Petar Lubarda Art, source: PInterest

Mihailo Lalić is a Montenegrin writer known for a series of novels that described the partisan struggle during the Second World War in Montenegro. He began with the book of poems „Paths of Freedom“ but quickly turned to prose, which would become an exclusive form of artistic perception of time, events and human destinies. For the novel "Lelejska Gora" (The Mountain Cry), he received the "Njegoš Award" in 1963 as its first winner. His novels „Wedding“, „The Mountain Cry“ and „The Pursuit“ have also been screened, and his works have been translated into several foreign languages, including Bulgarian, Czech, Slovak, Polish, Russian, Romanian, Lithuanian, Danish, German, and English. 

Danilo Kiš is one of the most important writers in the history of Montenegrin and Serbian literature. Kiš began his artistic life as a poet and then turned to write prose, which he made a poetic turn in Serbian and Montenegrin literature in the second half of the 20th century. He was a novelist, short story writer, essayist, and translator. Kiš, as a novelist, is guided by realism. He creates characters whose psychology reflects the outside world, dreams and nightmares, or his experiences from the past and the space in which he lives. In his literary work, the motif of death prevails, which will lead to the end of civilisation. Danilo Kiš was several times among the candidates for the Nobel Prize for Literature, and he was included among the ten greatest writers of the second half of the 20th century. His most famous works are "The Tomb of Boris Davidovich" and "Encyclopedia of the Dead". He died in Paris in 1989. Danilo Kiš is a direct descendant of Marko Miljanov, on his mother's side. 

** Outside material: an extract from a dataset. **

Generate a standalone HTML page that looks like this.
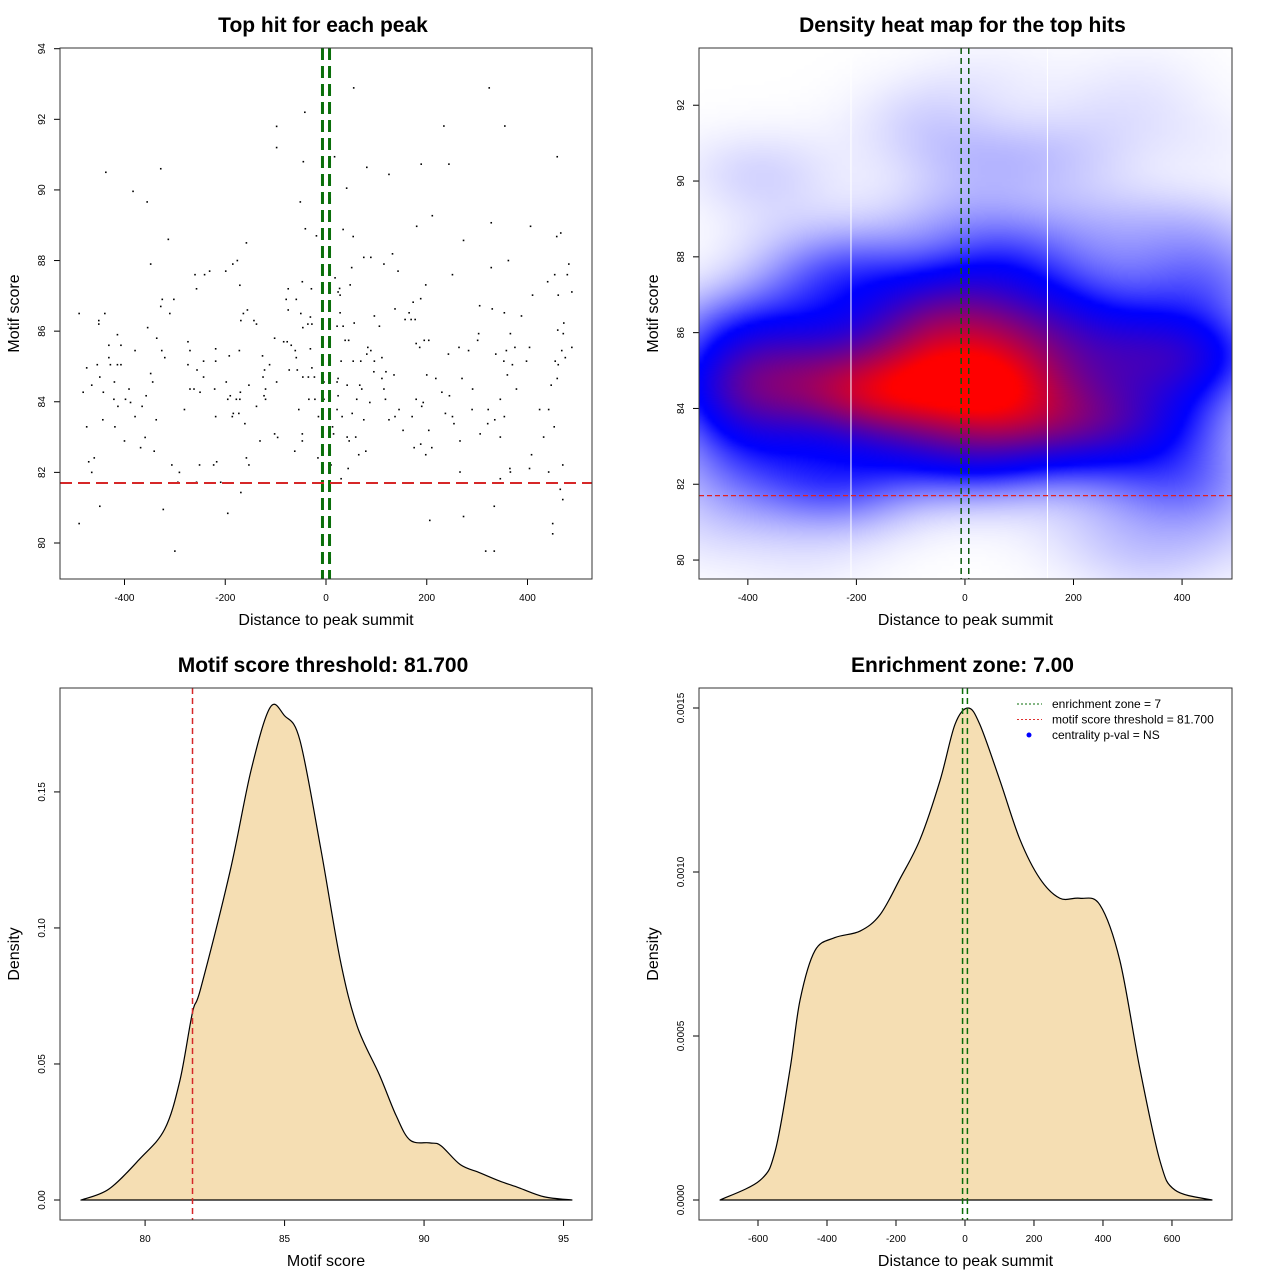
<!DOCTYPE html>
<html><head><meta charset="utf-8">
<style>
html,body{margin:0;padding:0;background:#fff;}
#wrap{position:relative;width:1280px;height:1280px;overflow:hidden;}
#heat{position:absolute;left:699px;top:48px;width:533px;height:531px;}
#chart{position:absolute;left:0;top:0;}
text{font-family:"Liberation Sans",sans-serif;fill:#000;}
</style></head>
<body>
<div id="wrap">
<canvas id="heat" width="533" height="531"></canvas>
<svg id="chart" width="1280" height="1280" xmlns="http://www.w3.org/2000/svg"></svg>
</div>
<script>
// ---- data ----
const hitX = [-42,-98,-98,-45,-437,-328,-383,-355,-51,-41,-19,-313,-158,-348,-176,-185,-260,-241,-231,-199,-257,-171,-75,-47,-29,-325,-302,-328,-310,-490,-439,-451,-451,-79,-59,-75,-50,-31,-36,-28,-46,-169,-164,-156,-143,-138,-354,-414,-431,-407,-336,-274,-379,-326,-320,-270,-219,-192,-172,-102,-84,-77,-69,-61,-59,-31,-126,-431,-454,-428,-414,-407,-475,-274,-243,-219,-112,-28,-449,-348,-256,-122,-73,-57,-420,-344,-243,-198,-125,-98,-46,-35,-23,-4,-465,-482,-442,-391,-270,-262,-250,-221,-153,-170,-120,-357,-421,-398,-388,-413,-365,-195,-190,-178,-171,-123,-120,-34,-22,-4,-281,-138,-54,-443,-379,-337,-219,-184,-186,-173,-15,-475,-419,-161,-400,-359,-368,-341,-131,-102,-96,-47,-47,-62,-460,-471,-465,-16,-306,-251,-223,-217,-158,-153,-291,-416,-294,-257,-209,-169,-449,-323,-195,-490,-300,
55,324,234,355,17,189,244,459,81,125,41,211,180,328,406,34,54,458,466,273,75,89,132,115,143,51,328,362,251,482,454,479,440,18,48,27,24,28,198,188,173,410,461,488,305,330,354,388,137,165,157,169,177,96,56,106,28,22,34,472,460,471,303,366,38,45,179,186,195,204,301,83,89,81,111,243,264,283,337,358,375,404,468,488,475,30,54,69,96,353,398,455,370,461,95,119,111,135,200,218,270,360,459,22,24,42,67,71,115,291,378,447,24,61,87,118,179,193,230,245,346,190,22,32,52,75,125,137,145,171,237,251,254,290,322,321,335,354,424,442,453,13,15,42,46,59,153,204,306,346,432,266,79,65,175,188,210,198,408,10,44,266,365,366,404,442,470,30,346,465,470,334,273,206,450,450,317,334];
const hitY = [92.2,91.8,91.2,90.8,90.5,90.6,89.96,89.66,89.66,88.9,88.7,88.6,88.5,87.9,88.0,87.9,87.6,87.6,87.7,87.7,87.2,87.3,87.2,87.4,87.2,86.9,86.9,86.7,86.5,86.5,86.5,86.3,86.2,86.9,86.9,86.6,86.5,86.4,86.2,86.2,86.1,86.3,86.5,86.6,86.3,86.2,86.1,85.9,85.6,85.6,85.8,85.7,85.45,85.45,85.25,85.45,85.5,85.3,85.45,85.8,85.7,85.7,85.6,85.45,85.25,85.5,85.3,85.25,85.05,85.05,85.05,85.05,84.96,85.05,85.15,85.15,85.05,84.96,84.7,84.8,84.9,84.9,84.9,84.9,84.56,84.56,84.7,84.56,84.7,84.56,84.7,84.7,84.7,84.56,84.47,84.27,84.27,84.36,84.36,84.36,84.27,84.36,84.47,84.27,84.36,84.17,84.07,84.07,83.98,83.87,83.87,84.07,84.17,84.07,84.07,84.17,84.07,84.07,84.07,84.07,83.78,83.87,83.78,83.49,83.58,83.49,83.58,83.67,83.58,83.67,83.58,83.29,83.29,83.38,82.89,82.99,82.7,82.6,82.89,83.09,82.99,83.09,82.89,82.6,82.41,82.3,82.0,82.41,82.21,82.21,82.21,82.3,82.41,82.21,82.0,81.7,81.72,81.72,81.72,81.43,81.04,80.95,80.84,80.55,79.77,
92.89,92.89,91.81,91.81,90.94,90.73,90.73,90.94,90.64,90.44,90.05,89.27,88.97,89.07,88.97,88.88,88.68,88.68,88.78,88.57,88.09,88.09,88.19,87.9,87.7,87.8,87.8,88.0,87.6,87.9,87.6,87.6,87.4,87.51,87.31,87.21,87.11,87.02,87.31,86.92,86.82,87.02,87.02,87.11,86.72,86.63,86.52,86.43,86.63,86.52,86.33,86.33,86.33,86.43,86.23,86.14,86.52,86.14,86.14,86.23,86.03,85.93,85.93,85.93,85.74,85.74,85.65,85.54,85.74,85.74,85.74,85.54,85.45,85.35,85.25,85.35,85.54,85.45,85.35,85.45,85.54,85.54,85.45,85.54,85.25,85.15,85.15,85.15,85.15,85.15,85.15,85.15,85.05,85.05,84.85,84.85,84.66,84.76,84.76,84.66,84.66,84.76,84.66,84.56,84.66,84.47,84.47,84.36,84.36,84.36,84.36,84.47,84.17,84.07,83.98,84.07,84.07,83.98,84.27,84.17,84.07,83.87,83.78,83.58,83.67,83.49,83.49,83.58,83.78,83.58,83.67,83.58,83.38,83.78,83.78,83.38,83.49,83.58,83.78,83.78,83.29,83.29,83.09,83.0,82.89,83.0,83.19,83.19,83.09,83.0,83.0,82.89,82.6,82.5,82.7,82.8,82.7,82.5,82.5,82.21,82.11,82.01,82.11,82.01,82.11,82.01,82.21,81.82,81.82,81.52,81.23,81.04,80.75,80.64,80.55,80.26,79.77,79.77];
const scoreThreshold = 81.7;
const enrichZone = 7;
const scoreDensX = [77.7,78.7,79.8,80.7,81.25,81.7,82,83.05,83.8,84.48,85.0,85.55,86.3,87.0,87.6,88.4,89.0,89.5,90.2,90.6,91.3,92.0,92.7,93.4,94.3,95.3];
const scoreDensY = [0,0.004,0.015,0.026,0.044,0.069,0.078,0.121,0.158,0.181,0.178,0.169,0.129,0.088,0.064,0.046,0.031,0.022,0.021,0.020,0.013,0.010,0.007,0.0045,0.0012,0];
const distDensX = [-710,-594,-550,-507,-478,-435,-377,-304,-246,-188,-130,-72,-29,9,43,101,159,217,275,333,391,449,507,565,609,716];
const distDensY = [0,0.00006,0.00015,0.0004,0.00061,0.00076,0.0008,0.00082,0.00087,0.00098,0.0011,0.00128,0.00145,0.0015,0.00145,0.00128,0.0011,0.00098,0.00092,0.00092,0.0009,0.00073,0.0004,0.00012,0.00003,0];
const p1XTicks=[-400,-200,0,200,400], p1YTicks=[80,82,84,86,88,90,92,94];
const p2XTicks=[-400,-200,0,200,400], p2YTicks=[80,82,84,86,88,90,92];
const p3XTicks=[80,85,90,95], p3YTicks=[0,0.05,0.10,0.15], p3YLabels=["0.00","0.05","0.10","0.15"];
const p4XTicks=[-600,-400,-200,0,200,400,600], p4YTicks=[0,0.0005,0.001,0.0015], p4YLabels=["0.0000","0.0005","0.0010","0.0015"];
const heatSeams=[-210,152];

const NS="http://www.w3.org/2000/svg";
const svg=document.getElementById('chart');
function el(tag,attrs,parent,txt){const e=document.createElementNS(NS,tag);for(const k in attrs)e.setAttribute(k,attrs[k]);if(txt!==undefined)e.textContent=txt;(parent||svg).appendChild(e);return e;}
function lin(d0,d1,r0,r1){return v=>r0+(v-d0)*(r1-r0)/(d1-d0);}
function smoothPath(pts){let d=`M${pts[0][0]},${pts[0][1]}`;
  for(let i=0;i<pts.length-1;i++){const p0=pts[Math.max(0,i-1)],p1=pts[i],p2=pts[i+1],p3=pts[Math.min(pts.length-1,i+2)];
    const c1x=p1[0]+(p2[0]-p0[0])/6,c1y=p1[1]+(p2[1]-p0[1])/6,c2x=p2[0]-(p3[0]-p1[0])/6,c2y=p2[1]-(p3[1]-p1[1])/6;
    d+=` C${c1x},${c1y} ${c2x},${c2y} ${p2[0]},${p2[1]}`;}return d;}

function panel(name,box,xd,yd,xt,yt,ylabels,title,xlab,ylab){
  const g=el('g',{});
  
  
  const sx=lin(xd[0],xd[1],box[0],box[2]), sy=lin(yd[0],yd[1],box[3],box[1]);
  const t=el('text',{x:(box[0]+box[2])/2-3,y:box[1]-16,'text-anchor':'middle','font-size':'21','font-weight':'bold'},g,title);
  
  const xa=el('g',{},g);
  xt.forEach(v=>{const x=sx(v);el('line',{x1:x,x2:x,y1:box[3],y2:box[3]+6,stroke:'#000'},xa);
    el('text',{x:x,y:box[3]+22,'text-anchor':'middle','font-size':'10'},xa,String(v));});
  const ya=el('g',{},g);
  yt.forEach((v,i)=>{const y=sy(v);el('line',{x1:box[0]-6,x2:box[0],y1:y,y2:y,stroke:'#000'},ya);
    el('text',{x:box[0]-15,y:y,'text-anchor':'middle','font-size':'10',transform:`rotate(-90 ${box[0]-15} ${y})`},ya,ylabels?ylabels[i]:String(v));});
  const xl=el('text',{x:(box[0]+box[2])/2,y:box[3]+46,'text-anchor':'middle','font-size':'16'},g,xlab);
  
  const yx=box[0]-41,yy=(box[1]+box[3])/2;
  const yl=el('text',{x:yx,y:yy,'text-anchor':'middle','font-size':'16',transform:`rotate(-90 ${yx} ${yy})`},g,ylab);
  
  return {g,sx,sy,box};
}
function frame(p){el('rect',{x:p.box[0],y:p.box[1],width:p.box[2]-p.box[0],height:p.box[3]-p.box[1],fill:'none',stroke:'#333','stroke-width':1},p.g);}
function clip(p,id){const c=el('clipPath',{id:id},p.g);el('rect',{x:p.box[0],y:p.box[1],width:p.box[2]-p.box[0],height:p.box[3]-p.box[1]},c);const g=el('g',{'clip-path':`url(#${id})`},p.g);return g;}

// Panel 1 scatter
const p1=panel('scatter-panel',[60,48,592,579],[-528,528],[78.98,94.02],p1XTicks,p1YTicks,null,'Top hit for each peak','Distance to peak summit','Motif score');
const c1=clip(p1,'c1');
for(let i=0;i<hitX.length;i++){const d=el('rect',{x:p1.sx(hitX[i])-0.8,y:p1.sy(hitY[i])-0.8,width:1.6,height:1.6,fill:'#000'},c1);
}
[-enrichZone,enrichZone].forEach(v=>{const l=el('line',{x1:p1.sx(v),x2:p1.sx(v),y1:48,y2:579,stroke:'#0a6e0a','stroke-width':3,'stroke-dasharray':'12 6'},c1);
});
{const l=el('line',{x1:60,x2:592,y1:p1.sy(scoreThreshold),y2:p1.sy(scoreThreshold),stroke:'#d62728','stroke-width':2,'stroke-dasharray':'12 6'},c1);
}
frame(p1);

// Panel 2 heatmap
const p2=panel('heatmap-panel',[699,48,1232,579],[-490,492],[79.5,93.51],p2XTicks,p2YTicks,null,'Density heat map for the top hits','Distance to peak summit','Motif score');
(function(){
  const cv=document.getElementById('heat'),ctx=cv.getContext('2d');
  const W=133,H=133,bx=95,by=0.75;
  const off=document.createElement('canvas');off.width=W;off.height=H;const oc=off.getContext('2d');
  const img=oc.createImageData(W,H);const dens=new Float32Array(W*H);let mx=0;
  for(let j=0;j<H;j++){const yv=93.51-(j+0.5)/H*(93.51-79.5);
    for(let i=0;i<W;i++){const xv=-490+(i+0.5)/W*982;let s=0;
      for(let k=0;k<hitX.length;k++){const dx=(xv-hitX[k])/bx,dy=(yv-hitY[k])/by;s+=Math.exp(-0.5*(dx*dx+dy*dy));}
      dens[j*W+i]=s;if(s>mx)mx=s;}}
  const tb=0.42;
  for(let n=0;n<W*H;n++){let t=dens[n]/mx;
    let r,g,b;
    if(t<tb){const u=Math.pow(t/tb,1.2);r=255*(1-u);g=255*(1-u);b=255;}
    else{const u=Math.min(1,Math.pow((t-tb)/(1-tb),1.3)*1.2);r=255*u;g=0;b=255*(1-u);}
    img.data[n*4]=r;img.data[n*4+1]=g;img.data[n*4+2]=b;img.data[n*4+3]=255;}
  oc.putImageData(img,0,0);ctx.imageSmoothingEnabled=true;ctx.drawImage(off,0,0,533,531);
})();
const c2=clip(p2,'c2');
heatSeams.forEach(v=>{const l=el('line',{x1:p2.sx(v),x2:p2.sx(v),y1:48,y2:579,stroke:'#fff','stroke-width':1},c2);
});
[-enrichZone,enrichZone].forEach(v=>{const l=el('line',{x1:p2.sx(v),x2:p2.sx(v),y1:48,y2:579,stroke:'#0a5a0a','stroke-width':1.5,'stroke-dasharray':'6 4'},c2);
});
{const l=el('line',{x1:699,x2:1232,y1:p2.sy(scoreThreshold),y2:p2.sy(scoreThreshold),stroke:'#e02020','stroke-width':1.2,'stroke-dasharray':'5 3'},c2);
}
frame(p2);

// Panel 3 score density
const p3=panel('score-density-panel',[60,688,592,1220],[76.95,96.02],[-0.00735,0.1882],p3XTicks,p3YTicks,p3YLabels,'Motif score threshold: 81.700','Motif score','Density');
const c3=clip(p3,'c3');
{const pts=scoreDensX.map((x,i)=>[p3.sx(x),p3.sy(scoreDensY[i])]);
const a=el('path',{d:smoothPath(pts)+' Z',fill:'#f5deb3',stroke:'#000','stroke-width':1.2,'stroke-linejoin':'round'},c3);
}
{const l=el('line',{x1:p3.sx(scoreThreshold),x2:p3.sx(scoreThreshold),y1:688,y2:1220,stroke:'#d62728','stroke-width':1.5,'stroke-dasharray':'6 4'},c3);
}
frame(p3);

// Panel 4 distance density
const p4=panel('distance-density-panel',[699,688,1232,1220],[-771,774],[-0.000061,0.001561],p4XTicks,p4YTicks,p4YLabels,'Enrichment zone: 7.00','Distance to peak summit','Density');
const c4=clip(p4,'c4');
{const pts=distDensX.map((x,i)=>[p4.sx(x),p4.sy(distDensY[i])]);
const a=el('path',{d:smoothPath(pts)+' Z',fill:'#f5deb3',stroke:'#000','stroke-width':1.2,'stroke-linejoin':'round'},c4);
}
[-enrichZone,enrichZone].forEach(v=>{const l=el('line',{x1:p4.sx(v),x2:p4.sx(v),y1:688,y2:1220,stroke:'#0a6e0a','stroke-width':1.5,'stroke-dasharray':'6 4'},c4);
});
frame(p4);
// legend
const lg=el('g',{},p4.g);
const legItems=[['enrichment zone = 7','#0a6e0a','line'],['motif score threshold = 81.700','#e03030','line'],['centrality p-val = NS','#0000ff','dot']];
legItems.forEach((it,i)=>{const y=704+i*15.5;const e=el('g',{},lg);
  if(it[2]==='line')el('line',{x1:1017,x2:1042,y1:y,y2:y,stroke:it[1],'stroke-width':1,'stroke-dasharray':'2 2'},e);
  else el('circle',{cx:1029,cy:y,r:2.5,fill:it[1]},e);
  el('text',{x:1052,y:y+4,'font-size':'12'},e,it[0]);});
</script>
</body></html>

Marko Miljanov Popović (1833 - 1901) was a national writer, military leader, and duke from the Kuči tribe. In his youth, he was a soldier with the Prince of Montenegro - Danilo I Petrović. It was not until the age of 50 that he became literate, and considered his late literary activity a life's task. He left behind several works, such as the „Tribe Kuči“ and „The Life and Customs of Arbanasi“, but his most important and well-known work is „Examples of Courage and Heroism“. In Medun, his birthplace, there is a museum dedicated to Marko Miljanov.

Petar II Petrović Njegoš (1813-1851) was a Montenegrin ruler, bishop, poet and philosopher. His works are among the most important parts of Montenegrin literature. He was educated in several Montenegrin monasteries and became the spiritual and political leader of the country. Njegoš's rule consisted of a constant political and military struggle with the Ottoman Empire. When he came to power, he immediately began to bring order and modernise society and the state. He built schools, established courts, built roads, gradually took all power into his own hands and introduced taxes. His most famous work is the epic song "Gorski Vijenac" (Mountain Wreath), which is considered a masterpiece of Montenegrin literature. Besides, his other famous works are "The Ray of Microcosm", "The Fake Tsar Šćepan Mali", and „Serbian Mirror“. His works have been translated into several foreign languages. 

Miloš Karadaglić or simply known by his mononym Miloš is a classical guitarist and award-winning artist from Montenegro. He performs as a soloist with international orchestras and in recitals, and he has appeared in some of the most important concert halls and at major festivals around the world, while continuously topping music charts. 

Besides Miloš, Ratimir Martinović also stands out as one of the contemporary artists. Ratimir Martinović is a pianist, who is the founder and director of one of the most prestigious festivals of art music in the Balkans  ̶ the KotorArt Festival in his hometown of Kotor, within which for 18 years he has been hosting the most significant names in the world of music. He has performed at over 700 concerts with over 60 orchestras in Europe, Asia, South and North America.